Yes, but remember there are two kinds of heather, the summer flowering Calluna, which needs acid soil, and the winter flowering Erica which is not so fussy. Lavender is happiest in a sunny well drained spot. Both heather and lavender should be lightly trimmed after flowering to keep them from going straggly. If you are wondering if your soil is acid have a look round the neighbourhood to see if there are many healthy looking rhododendrons, azaleas or camelias, which like acid. If most of the hydrangeas are blue this is also a good indicator. So if all the hydrangeas are pink do not plant summer flowering heathers.

17 Sep, 2011


Blimey, I havent a clue what the said plants are, Im not a gardening person, but I do like a nice garden :) I will google the said plants and see what they look like and take it from there, many thanks for your informative reply. :) x

18 Sep, 2011


Dig in lots of Grit and plant The lot in lavender. Bees will love a bed that size and it will keep itself until the end of August...Just get some shears and clip off the spent flower and half an inch of leaf. Job done.

Allow 2ft per plant.

18 Sep, 2011


Sorry Kitty - didn't mean to give you too much information. It might be a good idea for you to go to a nursery or garden centre and have a look round - don't be afraid to ask for advice and information as a good supplier will not want to sell you something that won't grow.

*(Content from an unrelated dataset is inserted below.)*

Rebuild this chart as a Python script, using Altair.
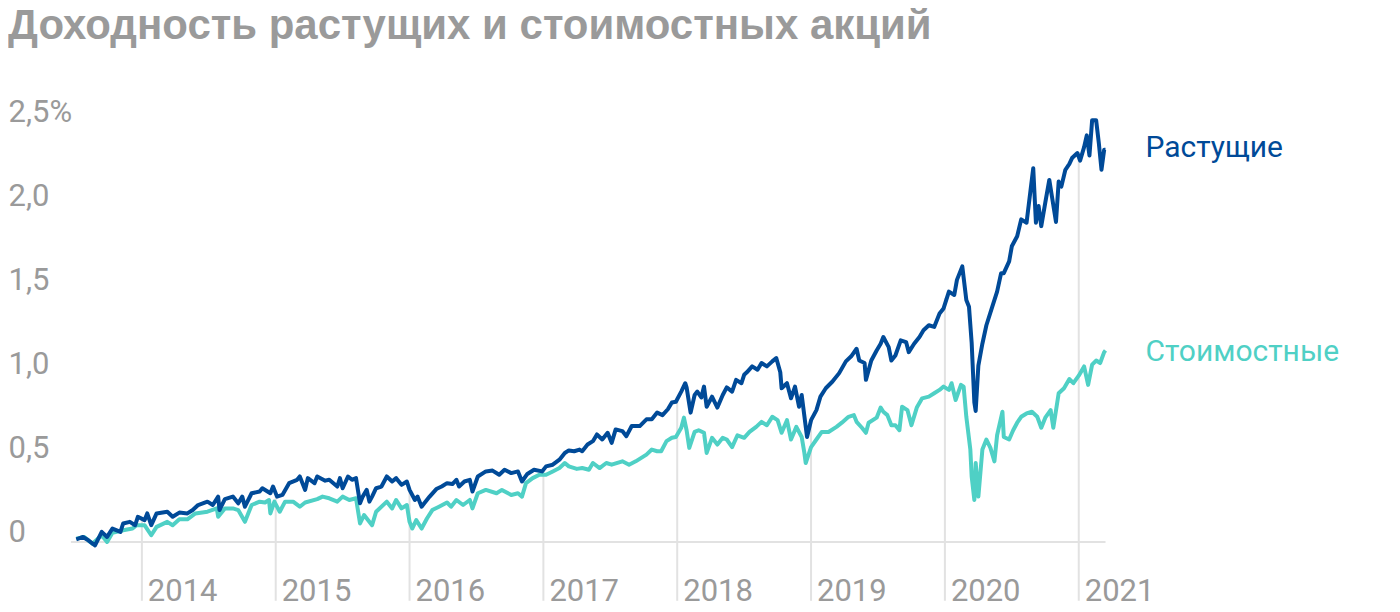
import altair as alt
import pandas as pd

# ---- data (decimal years, cumulative return) ----
growth_t = [2013.51, 2013.56, 2013.60, 2013.65, 2013.70, 2013.74, 2013.78, 2013.84, 2013.86, 2013.91,
            2013.95, 2013.97, 2014.02, 2014.04, 2014.07, 2014.11, 2014.19, 2014.23, 2014.28, 2014.34,
            2014.38, 2014.42, 2014.49, 2014.53, 2014.57, 2014.58, 2014.62, 2014.68, 2014.72, 2014.75,
            2014.77, 2014.82, 2014.88, 2014.90, 2014.96, 2014.98, 2015.01, 2015.05, 2015.10, 2015.16,
            2015.18, 2015.22, 2015.24, 2015.29, 2015.31, 2015.37, 2015.40, 2015.46, 2015.48, 2015.50,
            2015.54, 2015.57, 2015.60, 2015.63, 2015.65, 2015.68, 2015.70, 2015.72, 2015.75, 2015.79,
            2015.83, 2015.87, 2015.90, 2015.94, 2015.98, 2016.00, 2016.04, 2016.06, 2016.09, 2016.11,
            2016.15, 2016.20, 2016.24, 2016.28, 2016.32, 2016.35, 2016.37, 2016.41, 2016.45, 2016.47,
            2016.51, 2016.57, 2016.62, 2016.67, 2016.71, 2016.76, 2016.81, 2016.84, 2016.88, 2016.93,
            2016.99, 2017.02, 2017.07, 2017.12, 2017.16, 2017.19, 2017.23, 2017.27, 2017.29, 2017.33,
            2017.37, 2017.40, 2017.44, 2017.48, 2017.51, 2017.54, 2017.59, 2017.62, 2017.66, 2017.72,
            2017.77, 2017.81, 2017.85, 2017.89, 2017.93, 2017.96, 2017.99, 2018.03, 2018.06, 2018.07,
            2018.10, 2018.13, 2018.15, 2018.18, 2018.20, 2018.22, 2018.26, 2018.30, 2018.34, 2018.37,
            2018.41, 2018.44, 2018.48, 2018.50, 2018.52, 2018.56, 2018.60, 2018.63, 2018.67, 2018.71,
            2018.74, 2018.77, 2018.78, 2018.82, 2018.85, 2018.88, 2018.91, 2018.93, 2018.97, 2019.00,
            2019.04, 2019.07, 2019.11, 2019.16, 2019.21, 2019.26, 2019.30, 2019.34, 2019.36, 2019.40,
            2019.41, 2019.45, 2019.49, 2019.52, 2019.54, 2019.58, 2019.60, 2019.63, 2019.67, 2019.71,
            2019.73, 2019.77, 2019.81, 2019.84, 2019.88, 2019.92, 2019.96, 2019.99, 2020.03, 2020.07,
            2020.09, 2020.13, 2020.16, 2020.18, 2020.20, 2020.22, 2020.23, 2020.25, 2020.28, 2020.31,
            2020.35, 2020.39, 2020.42, 2020.44, 2020.48, 2020.50, 2020.54, 2020.57, 2020.61, 2020.64,
            2020.66, 2020.68, 2020.70, 2020.72, 2020.75, 2020.78, 2020.80, 2020.83, 2020.85, 2020.87,
            2020.90, 2020.93, 2020.95, 2020.99, 2021.01, 2021.04, 2021.06, 2021.08, 2021.10, 2021.13,
            2021.15, 2021.17, 2021.19, 2021.20]
growth_v = [0.016, 0.03, 0.01, -0.02, 0.06, 0.03, 0.08, 0.06, 0.11, 0.12,
            0.10, 0.15, 0.13, 0.17, 0.10, 0.17, 0.18, 0.15, 0.175, 0.17,
            0.19, 0.22, 0.24, 0.22, 0.27, 0.19, 0.255, 0.27, 0.23, 0.27,
            0.21, 0.29, 0.30, 0.32, 0.29, 0.33, 0.27, 0.28, 0.35, 0.37,
            0.39, 0.31, 0.38, 0.35, 0.39, 0.365, 0.37, 0.33, 0.38, 0.32,
            0.39, 0.37, 0.38, 0.23, 0.27, 0.31, 0.24, 0.27, 0.32, 0.33,
            0.39, 0.36, 0.38, 0.34, 0.36, 0.31, 0.25, 0.27, 0.21, 0.23,
            0.27, 0.315, 0.33, 0.35, 0.345, 0.37, 0.33, 0.36, 0.37, 0.30,
            0.39, 0.42, 0.425, 0.40, 0.43, 0.41, 0.42, 0.36, 0.405, 0.43,
            0.42, 0.45, 0.46, 0.49, 0.53, 0.545, 0.54, 0.55, 0.54, 0.58,
            0.60, 0.64, 0.61, 0.65, 0.59, 0.67, 0.66, 0.63, 0.69, 0.69,
            0.73, 0.73, 0.77, 0.755, 0.79, 0.83, 0.835, 0.895, 0.945, 0.92,
            0.77, 0.875, 0.895, 0.86, 0.925, 0.805, 0.865, 0.80, 0.875, 0.92,
            0.895, 0.965, 0.945, 0.995, 1.01, 1.045, 1.025, 1.065, 1.045, 1.075,
            1.095, 1.01, 0.915, 0.945, 0.855, 0.925, 0.805, 0.875, 0.625, 0.725,
            0.785, 0.865, 0.915, 0.955, 1.005, 1.075, 1.105, 1.15, 1.08, 1.065,
            0.965, 1.08, 1.14, 1.18, 1.22, 1.16, 1.08, 1.11, 1.20, 1.19,
            1.13, 1.18, 1.22, 1.26, 1.29, 1.28, 1.36, 1.39, 1.49, 1.47,
            1.56, 1.64, 1.44, 1.40, 1.185, 0.83, 0.78, 1.05, 1.18, 1.29,
            1.39, 1.49, 1.60, 1.60, 1.67, 1.76, 1.82, 1.92, 1.90, 2.095,
            2.225, 1.90, 2.00, 1.88, 2.02, 2.155, 2.055, 1.905, 2.145, 2.115,
            2.215, 2.25, 2.285, 2.315, 2.27, 2.35, 2.42, 2.30, 2.51, 2.51,
            2.375, 2.215, 2.335, 2.335]

value_t = [2013.51, 2013.57, 2013.63, 2013.70, 2013.74, 2013.78, 2013.86, 2013.93, 2013.96, 2014.02,
           2014.07, 2014.11, 2014.19, 2014.23, 2014.28, 2014.34, 2014.40, 2014.49, 2014.56, 2014.57,
           2014.62, 2014.68, 2014.72, 2014.77, 2014.82, 2014.88, 2014.92, 2014.95, 2014.96, 2014.99,
           2015.03, 2015.07, 2015.13, 2015.18, 2015.22, 2015.31, 2015.35, 2015.40, 2015.46, 2015.50,
           2015.55, 2015.60, 2015.63, 2015.66, 2015.72, 2015.75, 2015.83, 2015.87, 2015.90, 2015.94,
           2015.98, 2016.00, 2016.02, 2016.05, 2016.09, 2016.13, 2016.17, 2016.22, 2016.28, 2016.31,
           2016.35, 2016.40, 2016.45, 2016.47, 2016.51, 2016.57, 2016.65, 2016.69, 2016.76, 2016.81,
           2016.84, 2016.87, 2016.92, 2016.97, 2017.02, 2017.07, 2017.12, 2017.16, 2017.19, 2017.25,
           2017.29, 2017.34, 2017.37, 2017.42, 2017.47, 2017.51, 2017.59, 2017.64, 2017.69, 2017.77,
           2017.81, 2017.85, 2017.88, 2017.92, 2017.96, 2017.99, 2018.03, 2018.05, 2018.07, 2018.09,
           2018.13, 2018.16, 2018.20, 2018.22, 2018.26, 2018.30, 2018.34, 2018.37, 2018.41, 2018.45,
           2018.50, 2018.54, 2018.59, 2018.63, 2018.67, 2018.71, 2018.75, 2018.78, 2018.82, 2018.85,
           2018.89, 2018.93, 2018.95, 2018.96, 2019.00, 2019.04, 2019.08, 2019.13, 2019.19, 2019.23,
           2019.28, 2019.32, 2019.34, 2019.38, 2019.41, 2019.43, 2019.49, 2019.52, 2019.54, 2019.57,
           2019.60, 2019.63, 2019.66, 2019.68, 2019.72, 2019.75, 2019.79, 2019.83, 2019.88, 2019.92,
           2019.96, 2019.99, 2020.03, 2020.05, 2020.08, 2020.12, 2020.14, 2020.16, 2020.19, 2020.20,
           2020.22, 2020.23, 2020.25, 2020.28, 2020.31, 2020.34, 2020.37, 2020.39, 2020.43, 2020.44,
           2020.48, 2020.51, 2020.54, 2020.57, 2020.61, 2020.65, 2020.69, 2020.72, 2020.75, 2020.79,
           2020.81, 2020.85, 2020.89, 2020.93, 2020.96, 2021.00, 2021.04, 2021.07, 2021.10, 2021.13,
           2021.16, 2021.19, 2021.20]
value_v = [0.02, 0.03, -0.01, 0.04, 0.0, 0.055, 0.07, 0.08, 0.10, 0.10,
           0.04, 0.09, 0.12, 0.10, 0.135, 0.135, 0.17, 0.18, 0.20, 0.15,
           0.20, 0.20, 0.19, 0.12, 0.22, 0.24, 0.235, 0.25, 0.17, 0.24,
           0.18, 0.24, 0.24, 0.21, 0.235, 0.255, 0.27, 0.26, 0.24, 0.27,
           0.25, 0.26, 0.11, 0.16, 0.10, 0.18, 0.24, 0.20, 0.25, 0.20,
           0.22, 0.12, 0.08, 0.13, 0.08, 0.14, 0.19, 0.21, 0.235, 0.21,
           0.25, 0.22, 0.25, 0.20, 0.29, 0.31, 0.29, 0.31, 0.28, 0.29,
           0.27, 0.35, 0.38, 0.40, 0.40, 0.42, 0.44, 0.47, 0.45, 0.435,
           0.44, 0.43, 0.47, 0.44, 0.47, 0.46, 0.48, 0.46, 0.48, 0.52,
           0.55, 0.54, 0.54, 0.60, 0.62, 0.625, 0.68, 0.74, 0.665, 0.56,
           0.655, 0.665, 0.65, 0.53, 0.62, 0.58, 0.62, 0.61, 0.565, 0.635,
           0.62, 0.655, 0.685, 0.715, 0.695, 0.745, 0.725, 0.65, 0.725, 0.61,
           0.685, 0.625, 0.53, 0.47, 0.565, 0.61, 0.655, 0.655, 0.685, 0.71,
           0.745, 0.755, 0.715, 0.68, 0.65, 0.71, 0.74, 0.80, 0.775, 0.755,
           0.695, 0.695, 0.665, 0.805, 0.785, 0.695, 0.80, 0.855, 0.865, 0.885,
           0.905, 0.925, 0.905, 0.945, 0.845, 0.935, 0.925, 0.745, 0.55, 0.39,
           0.25, 0.47, 0.27, 0.55, 0.61, 0.56, 0.48, 0.635, 0.775, 0.625,
           0.61, 0.665, 0.71, 0.745, 0.765, 0.775, 0.745, 0.68, 0.74, 0.785,
           0.68, 0.885, 0.915, 0.97, 0.945, 0.99, 1.045, 0.935, 1.055, 1.08,
           1.065, 1.13, 1.14]

years = [2014, 2015, 2016, 2017, 2018, 2019, 2020, 2021]
year_labels = ["2014", "2015", "2016", "2017", "2018", "2019", "2020", "2021"]
year_rule_top = [0.13, 0.28, 0.31, 0.43, 0.835, 0.725, 1.45, 2.31]

series_names = ["Растущие", "Стоимостные"]
series_colors = ["#004a98", "#4fd0c5"]
label_t = [2021.2, 2021.2]
label_y = [2.29, 1.075]

baseline_from = [2013.47]
baseline_to = [2021.2]

title_text = "Доходность растущих и стоимостных акций"
y_ticks = [0, 0.5, 1.0, 1.5, 2.0, 2.5]

# ---- tables ----
growth_df = pd.DataFrame({"t": growth_t, "v": growth_v})
value_df = pd.DataFrame({"t": value_t, "v": value_v})
years_df = pd.DataFrame({"year": years, "label": year_labels, "top": year_rule_top, "bottom": [-0.35] * len(years)})
labels_df = pd.DataFrame({"name": series_names, "t": label_t, "v": label_y})
base_df = pd.DataFrame({"x1": baseline_from, "x2": baseline_to, "y": [0]})

GRAY = "#9a9a9a"
FONT = "Roboto"

xs = alt.Scale(domain=[2013.5, 2021.25], nice=False, zero=False)
ys = alt.Scale(domain=[-0.35, 2.6], nice=False, zero=False)
cs = alt.Scale(domain=series_names, range=series_colors)

y_axis = alt.Axis(
    values=y_ticks,
    labelExpr="datum.value == 0 ? '0' : replace(format(datum.value, '.1f'), '.', ',') + (datum.value == 2.5 ? '%' : '')",
    ticks=False, tickSize=0, domain=False, grid=False,
    labelAlign="left", labelBaseline="alphabetic", labelPadding=67,
    labelFontSize=31, labelColor=GRAY, labelFont=FONT, title=None, labelOverlap=False,
)

X = lambda f: alt.X(f, scale=xs, axis=None)
Y = lambda f: alt.Y(f, scale=ys, axis=y_axis)

rules = alt.Chart(years_df).mark_rule(color="#e2e2e2", strokeWidth=2).encode(
    x=X("year:Q"), y=Y("bottom:Q"), y2="top:Q",
)

baseline = alt.Chart(base_df).mark_rule(color="#e2e2e2", strokeWidth=2).encode(
    x=X("x1:Q"), x2="x2:Q", y=Y("y:Q"),
)

year_text = alt.Chart(years_df).mark_text(
    align="left", baseline="alphabetic", dx=6, fontSize=31, font=FONT, color=GRAY
).encode(
    x=X("year:Q"), y=Y("bottom:Q"), text="label:N",
)

value_line = alt.Chart(value_df).mark_line(color=series_colors[1], strokeWidth=4, strokeJoin="round").encode(
    x=X("t:Q"), y=Y("v:Q"),
)

growth_line = alt.Chart(growth_df).mark_line(color=series_colors[0], strokeWidth=4, strokeJoin="round").encode(
    x=X("t:Q"), y=Y("v:Q"),
)

end_labels = alt.Chart(labels_df).mark_text(
    align="left", baseline="alphabetic", dx=40, fontSize=30, font=FONT
).encode(
    x=X("t:Q"), y=Y("v:Q"), text="name:N",
    color=alt.Color("name:N", scale=cs, legend=None),
)

chart = alt.layer(rules, baseline, year_text, value_line, growth_line, end_labels).properties(
    width=1038,
    height=496,
    title=alt.TitleParams(
        text=title_text, anchor="start", frame="group", dx=-67, offset=16,
        fontSize=42, font="Liberation Sans", fontWeight="bold", color=GRAY, baseline="alphabetic",
    ),
    autosize=alt.AutoSizeParams(type="none"),
    padding={"left": 67, "top": 97, "right": 280, "bottom": 8},
).configure_view(stroke=None)

chart.save("out.html", embed_options={"renderer": "svg", "actions": False})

To start you off, hydrangeas are big bushes with large round heads of flowers in shades of blue, pink or occasionally white, and they are still in flower now, though getting a bit tatty. The rhododendrons, azaleas and camelias flower with very bright colours in the springtime.
But I wasn't suggesting you should plant any of those, just discover whether your soil is suitable for summer flowering heather. An easier way of finding out would be to take a jarful to the nursery and ask them to test it - easy enough, you just stick a probe in and read off the dial. Easier still, just stick with the winter heathers or the lavender. Dig up a bit of soil and see if its heavy and sticky or light and gritty, because as Pimpernel says, lavender does best in a light dryish soil.